Sejak kapan kepolisian memiliki kewenangan untuk menahan kendaraan yang bukan barang bukti pidana? Sejak kapan kepolisian boleh berpihak kepada kepentingan bisnis tertentu?
Selama 11 bulan, konsumen harus berjuang menghadapi ketidakpastian hukum. Kendaraannya yang seharusnya berada dalam penguasaannya justru tertahan tanpa kejelasan. Ke mana lagi rakyat harus mengadu jika aparat yang seharusnya melindungi justru diduga melakukan praktik yang merugikan?
Tak ingin berlarut dalam ketidakadilan, kuasa hukum akhirnya mengambil langkah tegas. Dengan menggunakan towing, kendaraan tersebut dievakuasi paksa dari Polsek Tamansari dan dikembalikan kepada pemilik sahnya. Namun, perjuangan hukum tidak berhenti di situ. Laporan atas dugaan penyalahgunaan wewenang kini tengah disiapkan untuk diajukan ke Propam Polda Metro Jaya.

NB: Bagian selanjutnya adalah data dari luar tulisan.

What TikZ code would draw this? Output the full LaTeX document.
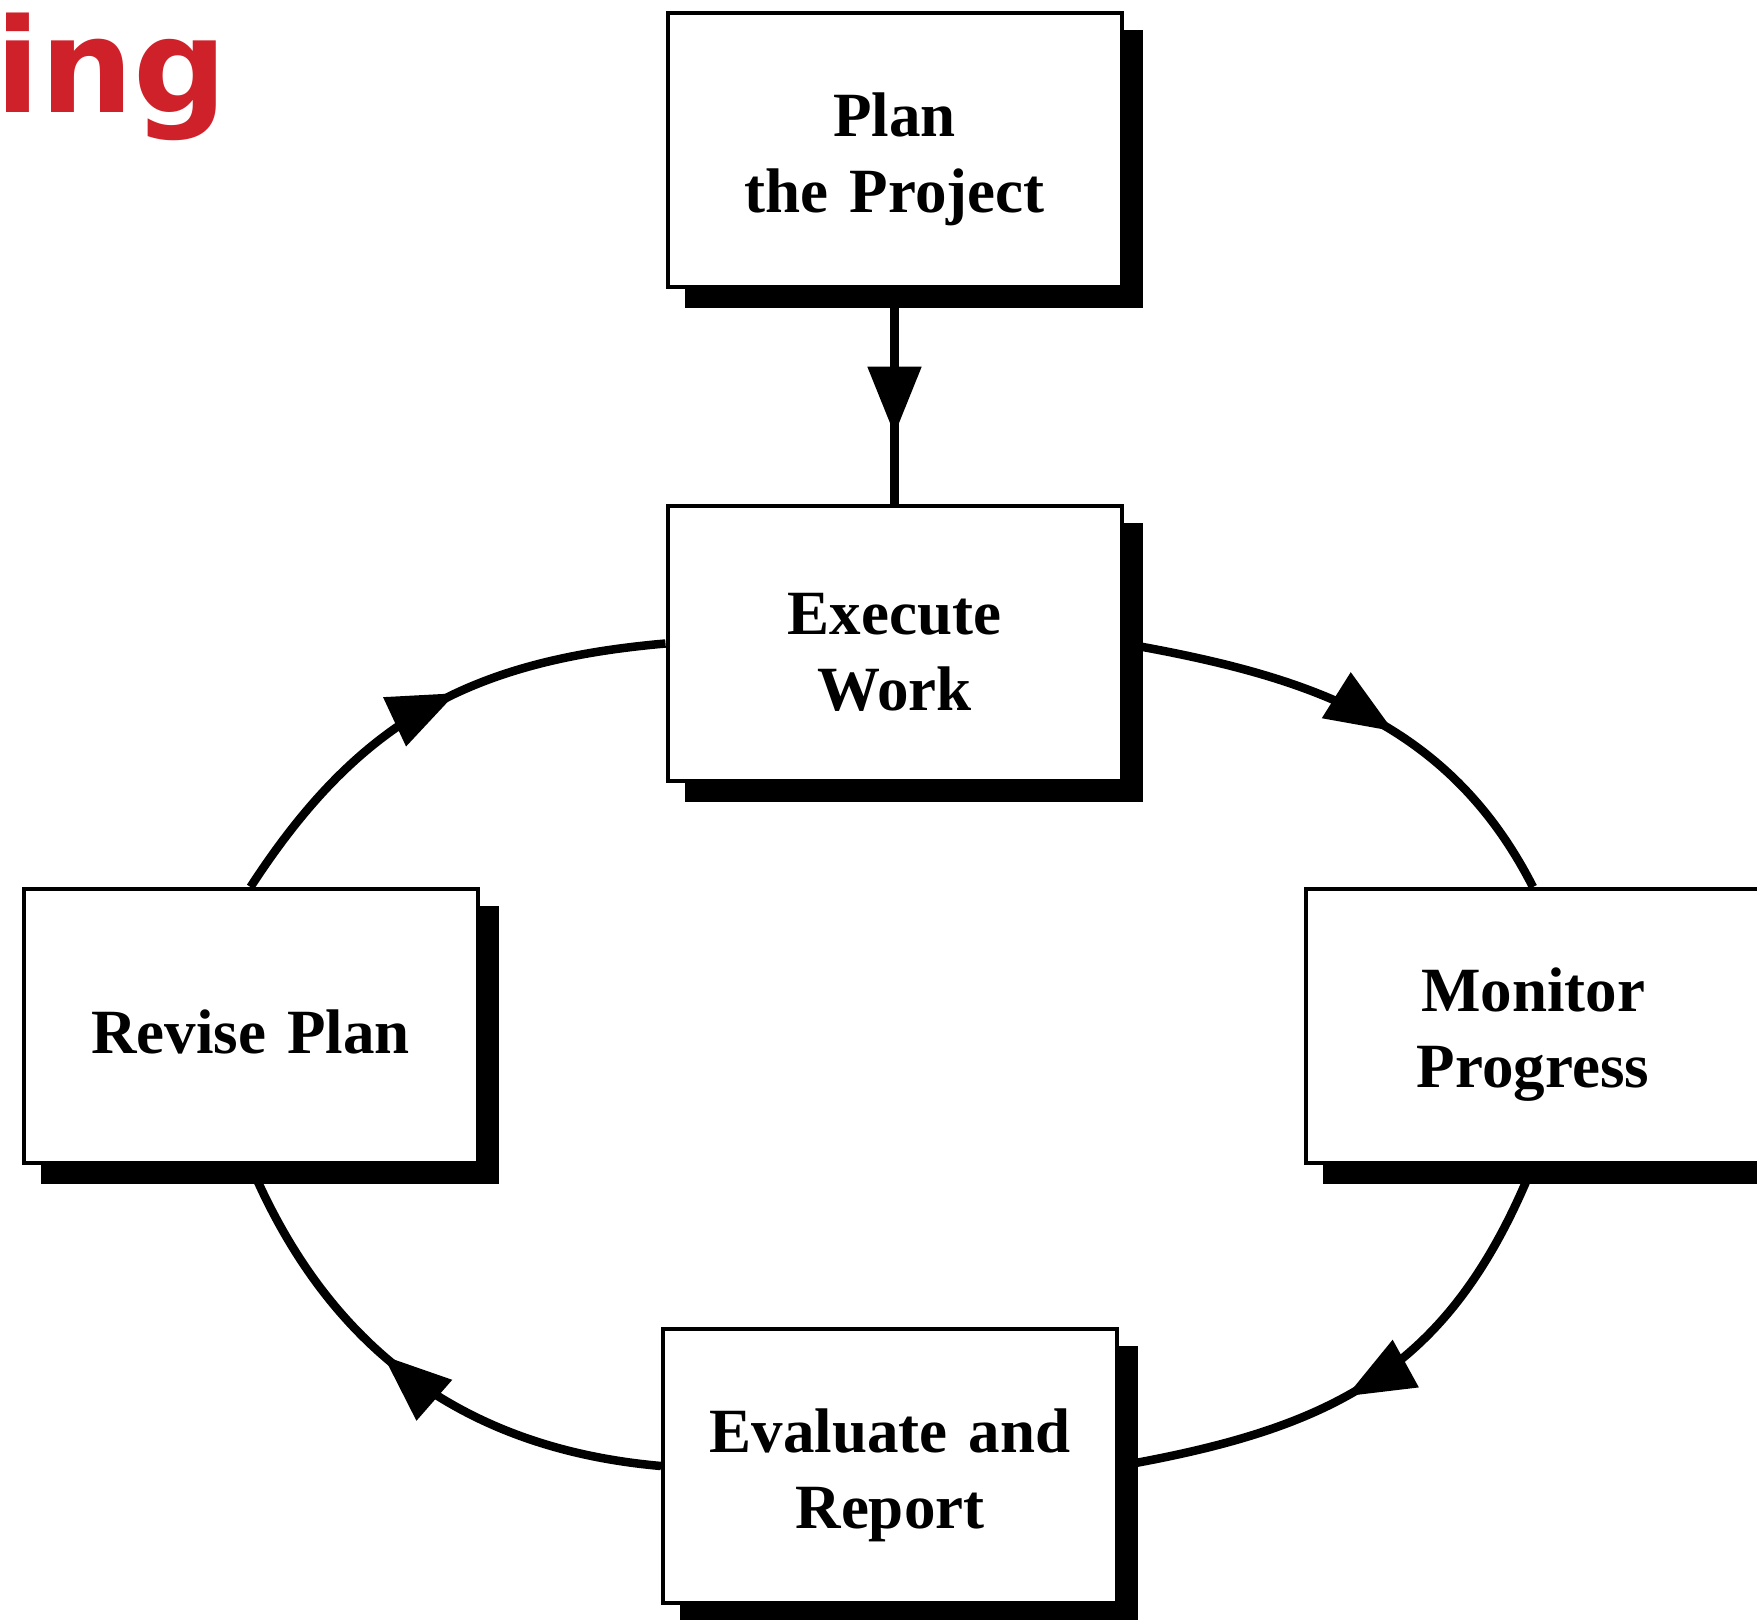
\documentclass[tikz,border=0pt]{standalone}
\usepackage{fontspec}
\setmainfont{Liberation Serif}[WordSpace=1.35]
\newfontfamily\headfont{DejaVu Sans}
\usetikzlibrary{arrows.meta,decorations.markings,calc}
\pgfdeclarelayer{curves}
\pgfdeclarelayer{shades}
\pgfsetlayers{curves,shades,main}
\definecolor{headred}{RGB}{207,33,41}
\tikzset{
  stagebox/.style={draw=black, fill=white, line width=2pt,
    minimum width=227pt, minimum height=137pt, inner sep=0pt},
  stagetext/.style={inner sep=0pt, align=center,
    font=\fontsize{31.5}{38}\selectfont\bfseries},
  flow/.style={line width=4.25pt},
  tipmark/.style={postaction={decorate},
    decoration={markings, mark=at position #1 with {\arrow{Triangle[length=34pt,width=26pt]}}}},
  boxshade/.style={fill=black}
}
\begin{document}
\begin{tikzpicture}[x=0.5pt,y=0.5pt]
\useasboundingbox (0,0) rectangle (1757,-1620);

% the five stage boxes
\node[stagebox] (plan) at (894.5,-150) {};
\node[stagebox] (exe)  at (894.5,-643.5) {};
\node[stagebox] (rev)  at (250.5,-1026) {};
\node[stagebox] (mon)  at (1533,-1026) {};
\node[stagebox] (eva)  at (890,-1466) {};

% their captions, set a little below each box centre
\node[stagetext] (plan-t) at ([yshift=-4.5pt]plan.center) {Plan\\the Project};
\node[stagetext] (exe-t)  at ([yshift=-4.5pt]exe.center) {Execute\\Work};
\node[stagetext] (rev-t)  at ([yshift=-3pt]rev.center) {Revise Plan};
\node[stagetext] (mon-t)  at ([yshift=-4.5pt]mon.center) {Monitor\\Progress};
\node[stagetext] (eva-t)  at ([yshift=-4.5pt]eva.center) {Evaluate and\\Report};

% heading fragment
\node[anchor=base west, inner sep=0pt, text=headred,
      font=\headfont\bfseries\fontsize{65.5}{74}\selectfont] (head) at (-5,-113) {ing};

% solid drop shadows under every box
\begin{pgfonlayer}{shades}
\foreach \n in {plan,exe,rev,mon,eva}
  \fill[boxshade] ($(\n.south west)+(19,-19)$) rectangle ($(\n.north east)+(19,-19)$);
\end{pgfonlayer}

% connectors of the cycle
\begin{pgfonlayer}{curves}
\draw[flow, tipmark=0.676] (plan.south) -- (exe.north);
\draw[flow, tipmark=0.575] (exe.east) to[out=-10,in=117] (mon.north);
\draw[flow, tipmark=0.56] (mon.south) to[out=-112,in=10,looseness=1.1] (eva.east);
\draw[flow, tipmark=0.565] (eva.west) to[out=175,in=-67] (rev.south);
\draw[flow, tipmark=0.57] (rev.north) to[out=57,in=185,looseness=1.05] (exe.west);
\end{pgfonlayer}
\end{tikzpicture}
\end{document}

Kasus ini menjadi ujian nyata bagi integritas kepolisian. Jika memang Polsek Tamansari bertindak tanpa dasar hukum yang jelas, maka tindakan ini bukan sekadar pelanggaran etika, tetapi juga bisa dikategorikan sebagai penyalahgunaan kekuasaan yang melanggar hukum dan merugikan masyarakat.
Kini, bola panas ada di tangan Propam Polda Metro Jaya. Apakah kepolisian akan menegakkan hukum dengan adil dan memberikan sanksi kepada oknum yang menyalahgunakan kewenangannya? Ataukah kasus ini akan dibiarkan berlalu begitu saja, semakin menegaskan anggapan bahwa hukum di negeri ini hanya berpihak pada mereka yang memiliki kekuasaan dan kepentingan?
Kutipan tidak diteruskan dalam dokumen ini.